Video Shows Moment Joe Biden Meets China's Xi for First Time as President

Joe Biden has shaken hands with Chinese counterpart Xi Jinping for the first time since becoming U.S. president ahead of crunch talks in Asia.

Biden and Xi are among the heads of state attending the G20 summit in Bali, Indonesia, from November 15 to 16. Having met multiple times as vice presidents of their respective countries, their meeting on the sidelines of the event is their first in person as leaders.

Footage showed the two presidents greeting one another in front of the international press and posing for photographs inside a conference room before sitting down across from each other with large entourages of interpreters and senior advisers.

Joe Biden, China's Xi Jinping Meet
President Joe Biden, right, and President Xi Jinping of China shake hands as they meet on the sidelines of the G20 summit in Nusa Dua on the Indonesian resort island of Bali on November 14, 2022. SAUL LOEB/AFP via Getty Images

The United States and China are engaged in a high-stakes competition for global leadership and remain at odds over myriad issues. These include bilateral trade, conflicting positions on the war in Ukraine, and Beijing's opposition to Washington's support for Taiwan's defense preparations in the face of increasing Chinese pressure on the self-governing island that Beijing claims as part of China.

In brief opening remarks ahead of what was expected to be an hours-long meeting, Biden recalled his last meeting with China's president five years ago at the World Economic Forum in Davos.

The U.S. and China have a "responsibility" to show the world that the two countries can "manage our differences," Biden said. Xi responded by saying he anticipated a "candid and in-depth exchange of views," with his American counterpart.

Both men arrived at the Indonesian resort having bolstered their respective domestic political positions.

Biden's Democrats have emerged from the midterm election largely intact, having kept control of the Senate amid a widely expected "red wave" that never materialized. The battle to control the House of Representatives remains a toss-up.

Meanwhile, China's Xi, who traveled abroad for the first time this fall after more than two years of isolation during the COVID-19 pandemic, secured an unprecedented third five-year term as leader last month, installing loyalists and demoting rivals.

Washington and Beijing have both signaled their desire to curb geopolitical tensions despite recent fallouts and public admissions—at least from the U.S. side—that no meaningful progress would be made at Monday's talks.

Biden previewed the all-important meeting by saying he and Xi would establish each other's "red lines."

"We have very little misunderstanding," he told reporters in Phnom Penh, Cambodia, where he took part in the annual East Asia Summit on Sunday.

"We just got to figure out where the red lines are and...what are the most important things to each of us going into the next two years," he said.

Jake Sullivan, the president's national security adviser, told an Air Force One press gaggle en route to Asia that Biden would tell Xi the U.S. was "prepared for stiff competition with China but does not seek conflict, does not seek confrontation."

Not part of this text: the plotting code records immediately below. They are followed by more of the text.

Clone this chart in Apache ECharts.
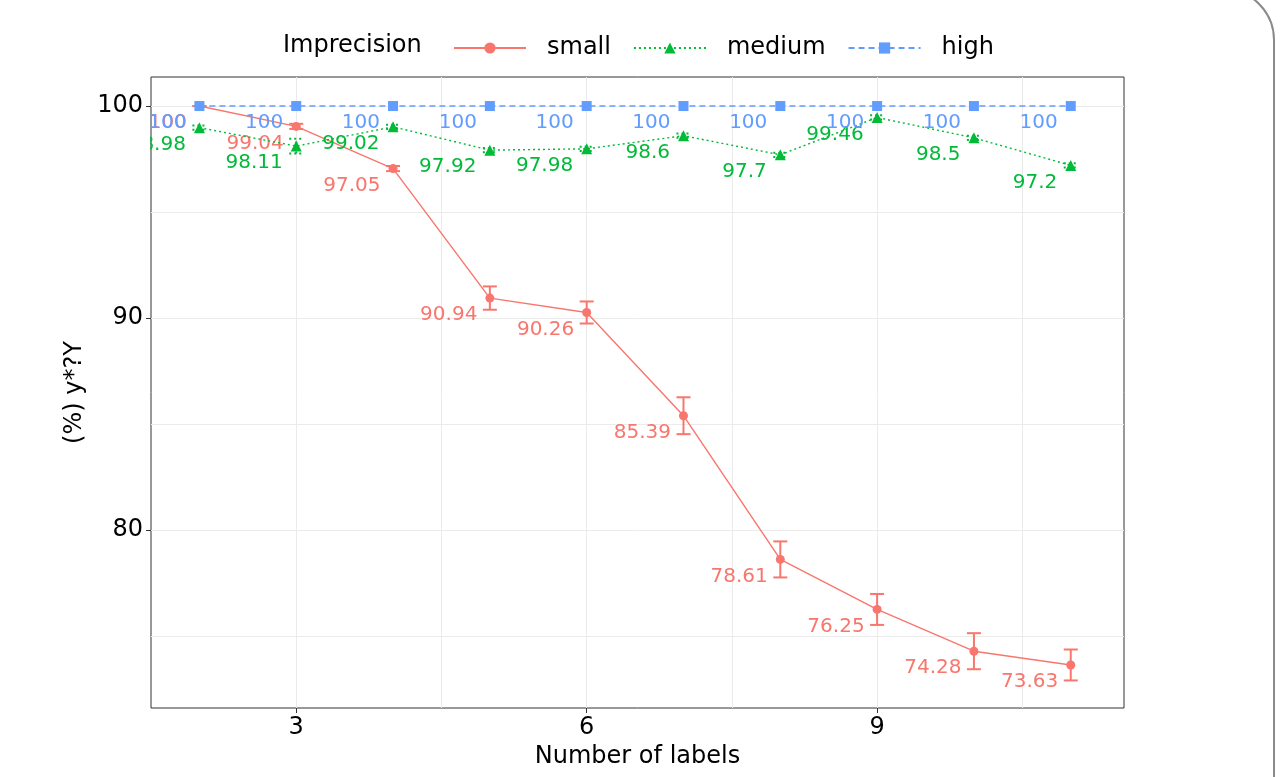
<!DOCTYPE html>
<html>
<head>
<meta charset="UTF-8">
<title>Imprecision vs number of labels</title>
<script src="https://cdn.jsdelivr.net/npm/echarts@6/dist/echarts.min.js"></script>
<style>
  html, body { margin: 0; padding: 0; background: #fff; overflow: hidden; }
  #main { width: 1280px; height: 777px; }
  /* rounded frame on the right edge of the page */
  #frame { position: absolute; left: -200px; top: -12px; width: 1471px; height: 900px;
           border: 2px solid #8a8a8a; border-radius: 52px; pointer-events: none; }
</style>
</head>
<body>
<div id="main"></div>
<div id="frame"></div>
<script>
    // number of labels
    var labelCounts = [2, 3, 4, 5, 6, 7, 8, 9, 10, 11];
    // accuracy per imprecision level (%), with error bar half widths
    var smallAcc = [100, 99.04, 97.05, 90.94, 90.26, 85.39, 78.61, 76.25, 74.28, 73.63];
    var smallErr = [0, 0.12, 0.12, 0.55, 0.52, 0.87, 0.85, 0.73, 0.85, 0.73];
    var mediumAcc = [98.98, 98.11, 99.02, 97.92, 97.98, 98.6, 97.7, 99.46, 98.5, 97.2];
    var mediumErr = [0.1, 0.35, 0.1, 0.1, 0.1, 0.1, 0.1, 0.1, 0.1, 0.1];
    var highAcc = [100, 100, 100, 100, 100, 100, 100, 100, 100, 100];
    // ticks and grid
    var xTicks = [3, 6, 9];
    var yTicks = [80, 90, 100];
    var xGrid = [3, 4.5, 6, 7.5, 9, 10.5];
    var yGrid = [75, 80, 85, 90, 95, 100];

    var FONT = 'DejaVu Sans';
    var RED = '#F8766D', GREEN = '#00BA38', BLUE = '#619CFF';

    function points(acc) {
        return labelCounts.map(function (x, i) { return [x, acc[i]]; });
    }
    function bars(acc, err) {
        return labelCounts.map(function (x, i) { return [x, acc[i] - err[i], acc[i] + err[i]]; });
    }
    function errorBarRenderer(color, dash) {
        return function (params, api) {
            var x = api.value(0);
            var lo = api.coord([x, api.value(1)]);
            var hi = api.coord([x, api.value(2)]);
            var hw = 7;
            var style = { stroke: color, lineWidth: 2, lineDash: dash, fill: null };
            return {
                type: 'group',
                children: [
                    { type: 'line', shape: { x1: lo[0], y1: lo[1], x2: hi[0], y2: hi[1] }, style: style },
                    { type: 'line', shape: { x1: hi[0] - hw, y1: hi[1], x2: hi[0] + hw, y2: hi[1] }, style: style },
                    { type: 'line', shape: { x1: lo[0] - hw, y1: lo[1], x2: lo[0] + hw, y2: lo[1] }, style: style }
                ]
            };
        };
    }
    function pointLabel(color) {
        return {
            show: true,
            position: 'left',
            distance: 8,
            offset: [0, 17],
            color: color,
            fontFamily: FONT,
            fontSize: 20,
            formatter: function (p) { return String(p.value[1]); }
        };
    }

    var myChart = echarts.init(document.getElementById('main'), null, { renderer: 'canvas' });

    var option = {
        animation: false,
        backgroundColor: '#fff',
        textStyle: { fontFamily: FONT },
        grid: {
            left: 151, right: 156, top: 77, bottom: 69,
            show: true, borderColor: '#333', borderWidth: 1, backgroundColor: '#fff'
        },
        legend: {
            data: ['small', 'medium', 'high'],
            left: 448, top: 31,
            itemWidth: 72, itemHeight: 14, itemGap: 22,
            textStyle: { fontFamily: FONT, fontSize: 24, color: '#000', padding: [0, 0, 0, 16] }
        },
        graphic: [
            { type: 'text', left: 283, top: 34, z: 100,
              style: { text: 'Imprecision', fontFamily: FONT, fontSize: 24, fill: '#000' } },
            // clip labels that spill past the left panel border
            { type: 'rect', z: 100, shape: { x: 96, y: 119, width: 54, height: 45 },
              style: { fill: '#fff' } }
        ],
        xAxis: {
            type: 'value', min: 1.5, max: 11.55,
            name: 'Number of labels', nameLocation: 'middle', nameGap: 37,
            nameTextStyle: { fontFamily: FONT, fontSize: 24, color: '#000' },
            axisLine: { show: false },
            axisTick: { show: true, length: 5, customValues: xTicks, lineStyle: { color: '#333' } },
            axisLabel: { customValues: xTicks, fontFamily: FONT, fontSize: 24, color: '#000', margin: 8 },
            splitLine: { show: false }
        },
        yAxis: {
            type: 'value', min: 71.6, max: 101.37,
            name: '(%) y*?Y', nameLocation: 'middle', nameRotate: 90, nameGap: 62,
            nameTextStyle: { fontFamily: FONT, fontSize: 24, color: '#000' },
            axisLine: { show: false },
            axisTick: { show: true, length: 5, customValues: yTicks, lineStyle: { color: '#333' } },
            axisLabel: { customValues: yTicks, fontFamily: FONT, fontSize: 24, color: '#000', margin: 8 },
            splitLine: { show: false }
        },
        series: [
            {
                name: 'grid', type: 'line', data: [], silent: true, z: 1,
                markLine: {
                    silent: true, symbol: 'none', animation: false, z: 1,
                    label: { show: false },
                    lineStyle: { color: '#EBEBEB', width: 1, type: 'solid' },
                    data: xGrid.map(function (v) { return { xAxis: v }; })
                        .concat(yGrid.map(function (v) { return { yAxis: v }; }))
                }
            },
            {
                name: 'small-err', type: 'custom', z: 3,
                renderItem: errorBarRenderer(RED, null),
                encode: { x: 0, y: [1, 2] },
                data: bars(smallAcc, smallErr)
            },
            {
                name: 'small', type: 'line', z: 4,
                data: points(smallAcc),
                symbol: 'circle', symbolSize: 9,
                itemStyle: { color: RED },
                lineStyle: { color: RED, width: 1.4, type: 'solid' },
                label: pointLabel(RED)
            },
            {
                name: 'medium-err', type: 'custom', z: 5,
                renderItem: errorBarRenderer(GREEN, [2, 3]),
                encode: { x: 0, y: [1, 2] },
                data: bars(mediumAcc, mediumErr)
            },
            {
                name: 'medium', type: 'line', z: 6,
                data: points(mediumAcc),
                symbol: 'triangle', symbolSize: 11,
                itemStyle: { color: GREEN },
                lineStyle: { color: GREEN, width: 1.4, type: [2, 3] },
                label: pointLabel(GREEN)
            },
            {
                name: 'high', type: 'line', z: 7,
                data: points(highAcc),
                symbol: 'rect', symbolSize: 10,
                itemStyle: { color: BLUE },
                lineStyle: { color: BLUE, width: 1.4, type: [6, 4] },
                label: pointLabel(BLUE)
            }
        ]
    };
    myChart.setOption(option);
</script>
</body>
</html>
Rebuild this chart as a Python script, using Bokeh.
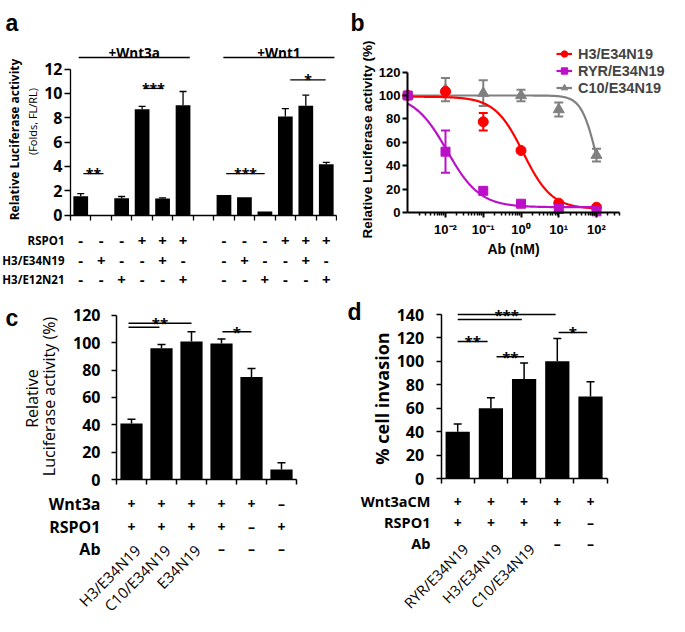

Biden wanted to ensure that both countries "operate according to a set of well-established, agreed rules, including on freedom of navigation, on a level playing field for economics, and on refraining from the use of intimidation or coercion or aggression," Sullivan said.

Xi would likely carry a similar message. China's president, while recognizing the U.S. as a trading partner of major import, increasingly views Washington's strategic decisions as an attempt to contain the country's economic development, despite the White House's statements to the contrary.

Among other topics, the leaders were expected to discuss the Biden administration's move in October to cut off China from high-end semiconductor technology on national security grounds.

Updated 11/14/22, 5:50 a.m. EST: This article was updated with more context.